Hughes launched the Souper Bowls of Hope for the Victoria Youth Empowerment Society in support of its programs, some 17 years ago.
“To help youth 12 to 18 at risk. The ones who get into the wrong things or go down the wrong path. And to help when family difficulties arise. I feel strongly about helping that age group. They go through a lot of difficulties,” Hughes said.
A mother, grandmother and now a great grandmother, Hughes added that family is her priority. She is honoured to be the recipient of a Paul Harris award.
“It’s a marvellous honour and not one I had expected to receive,” she said.
Hughes has been honoured with many awards including: Queen’s silver, gold and diamond jubilee medal, member of the Order of Canada, Honorary Citizen of the City of Victoria, Honorary Doctor of Laws from four different universities.
Giving back to your community is a two-pronged affair, she said. “It helps the community. Everybody has some role in doing that. Also it’s good for me, myself and I and for all people as they become older – and even younger people.
“I was brought up to think of others. It makes life better for them and it’s the right thing to do.”
Destrooper, too, was surprised by the honour. “I was a bit taken aback because it is such a prestigious thing to be nominated to receive,” he said.
Since Destrooper took over Ballet Victoria in 2007, he has developed extensive outreach programs in a number of communities from Victoria to Ucluelet and onto the mainland.
“What I believe in, the ideology I believe in, for someone to notice is incredible,” he said.
Ballet Victoria brings dancers to schools around the province educating them on the art. “Basically to bring the performing arts and educational school performances to show them that ballet is not just the dusty old Nutcracker.”
To engage youth and give them options is as important to Destrooper as providing entertainment to the masses and to smaller groups who may not otherwise be able to afford or attend the ballet.
“All our dancers feel that way.

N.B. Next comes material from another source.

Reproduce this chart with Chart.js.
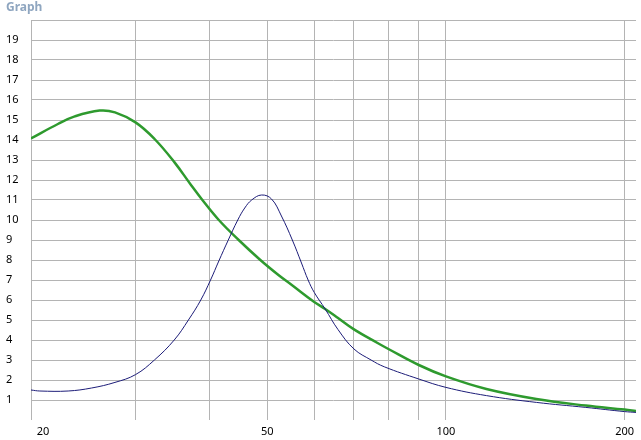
<!DOCTYPE html>
<html>
<head>
<meta charset="utf-8">
<script src="https://cdn.jsdelivr.net/npm/chart.js@4"></script>
<style>
  html, body { margin: 0; padding: 0; background: #ffffff; }
  #wrap { width: 641px; height: 440px; position: relative; }
</style>
</head>
<body>
<div id="wrap"><canvas id="graph"></canvas></div>
<script>
// x ticks (gridlines) and which of them get a label
const xTicks = [20, 30, 40, 50, 60, 70, 80, 90, 100, 200];
const xLabelled = [20, 50, 100, 200];
const xMin = 20;
const xMax = 209;

// green curve
const greenFreq = [20, 22.2, 23.7, 26.1, 27.7, 30, 32.3, 34.9, 37.2, 38.88, 41.44, 44.76, 48.68, 52.22, 55, 60, 62.6, 65.8, 70, 76.7, 80, 90, 100, 117, 142, 172, 200, 209];
const greenVal  = [14.08, 14.8, 15.18, 15.47, 15.38, 14.88, 14.05, 12.88, 11.75, 11.0, 10.0, 9.0, 8.0, 7.25, 6.75, 5.9, 5.55, 5.1, 4.53, 3.85, 3.55, 2.75, 2.18, 1.55, 1.05, 0.72, 0.52, 0.45];

// blue curve
const blueFreq = [20, 20.7, 23.1, 25.3, 27.7, 30, 32.28, 34.86, 36.83, 38.64, 40.13, 41.44, 42.96, 44.6, 45.82, 47.07, 48.91, 50.84, 52.83, 55.11, 57.1, 58.59, 60, 62.6, 65.8, 70, 74.8, 78.74, 90, 100, 117, 142, 172, 200, 209];
const blueVal  = [1.5, 1.45, 1.45, 1.6, 1.88, 2.27, 3.0, 4.0, 5.0, 6.0, 7.0, 7.95, 8.98, 10.0, 10.6, 11.0, 11.25, 11.05, 10.2, 9.0, 7.85, 7.0, 6.38, 5.55, 4.52, 3.55, 3.0, 2.66, 2.05, 1.63, 1.22, 0.88, 0.63, 0.42, 0.38];

function toPoints(xs, ys) {
    return xs.map((x, i) => ({ x: x, y: ys[i] }));
}

const gridColor = '#b4b4b4';
const font = { family: "'Noto Sans', 'Open Sans', sans-serif", size: 11 };

new Chart(document.getElementById('graph'), {
    type: 'line',
    data: {
        datasets: [
            {
                label: 'blue',
                data: toPoints(blueFreq, blueVal),
                borderColor: '#1c1c78',
                borderWidth: 1,
                pointRadius: 0,
                tension: 0.4,
                fill: false
            },
            {
                label: 'green',
                data: toPoints(greenFreq, greenVal),
                borderColor: '#2e9a2e',
                borderWidth: 2.5,
                pointRadius: 0,
                tension: 0.4,
                fill: false
            }
        ]
    },
    options: {
        responsive: true,
        maintainAspectRatio: false,
        animation: false,
        events: [],
        layout: { padding: { left: 6, right: 0, top: 0, bottom: 0 } },
        plugins: {
            legend: { display: false },
            tooltip: { enabled: false },
            title: {
                display: true,
                text: 'Graph',
                align: 'start',
                color: '#8fa6c0',
                font: { family: "'Noto Sans', 'Open Sans', sans-serif", size: 12, weight: 'bold', lineHeight: 1 },
                padding: { top: 2, bottom: 6 }
            }
        },
        scales: {
            x: {
                type: 'logarithmic',
                min: xMin,
                max: xMax,
                border: { display: false },
                afterBuildTicks: (scale) => {
                    scale.ticks = xTicks.concat([xMax]).map(v => ({ value: v }));
                },
                afterFit: (scale) => { scale.height = 20; },
                grid: {
                    drawTicks: false,
                    color: (ctx) => (ctx.tick && ctx.tick.value === xMax) ? 'rgba(0,0,0,0)' : gridColor
                },
                ticks: {
                    align: 'inner',
                    maxRotation: 0,
                    autoSkip: false,
                    padding: 5,
                    color: '#000000',
                    font: font,
                    callback: (value) => {
                        if (!xLabelled.includes(value)) return '';
                        return value === xMin ? '  ' + value : String(value);
                    }
                }
            },
            y: {
                min: 0,
                max: 20,
                border: { display: false },
                afterFit: (scale) => { scale.width = 25; },
                grid: {
                    drawTicks: false,
                    color: (ctx) => (ctx.tick && ctx.tick.value === 0) ? 'rgba(0,0,0,0)' : gridColor
                },
                ticks: {
                    stepSize: 1,
                    crossAlign: 'far',
                    color: '#000000',
                    font: font,
                    callback: (value) => (value === 0 || value === 20) ? '' : String(value)
                }
            }
        }
    }
});
</script>
</body>
</html>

The whole company feeds into that ideology and passion for the art and want to share it with everyone. Sometimes we have three generations in our audience and we are bridging the generation gap. It is all inclusive.”
After dancing for a decade with the Royal Winnipeg Ballet, the Alberta Ballet for two years and five years with the Oregon Ballet Theatre Destrooper made Victoria his permanent home and believes Ballet Victoria has a strong future in the community. “Victoria has a symphony, an opera, it should have a ballet company. It will definitely keep growing and, I hope, reach the status of an important company as other Canadian companies,” he said.
While not a public figure like her fellow award recipients, Maria Consalvo regularly contributes her time, expertise and finances to the Guatemalan Dental Initiative and assists Rotarian Dr. John Snively with dental procedures.
“I’ve done a lot of volunteering in my life and I always wanted to do something (that involved) another language,” said the multi-lingual dental assistant.
She began the project to assist those living in rural Guatemala access dental care. “We set up triage to see what they need, we do assessments and run a mobile dental clinic,” she said. She has been organizing the clinic, which runs for five weeks a year for the past three-and-a-half years. In order to travel, she takes her entire three weeks of holiday and two weeks of unpaid time. “It just feels good,” she said simply.
Consalvo also developed very close ties with some of the people in the village of San Antonio Palopo where the first clinic was set up. One particular little boy just barely escaped being smuggled home in her suitcase.
“When you give people the opportunity to have a healthy, happy smile or a healthy, happy lifestyle it’s extremely rewarding. I’m sure it’s said by all of us, that it’s just an amazing feeling that we are empowered to do this type of work.”
Extremely surprised by the award, Consalvo said she feels privileged to receive it. “It’s a great honour to be recognized in this way. I’m absolutely honoured.”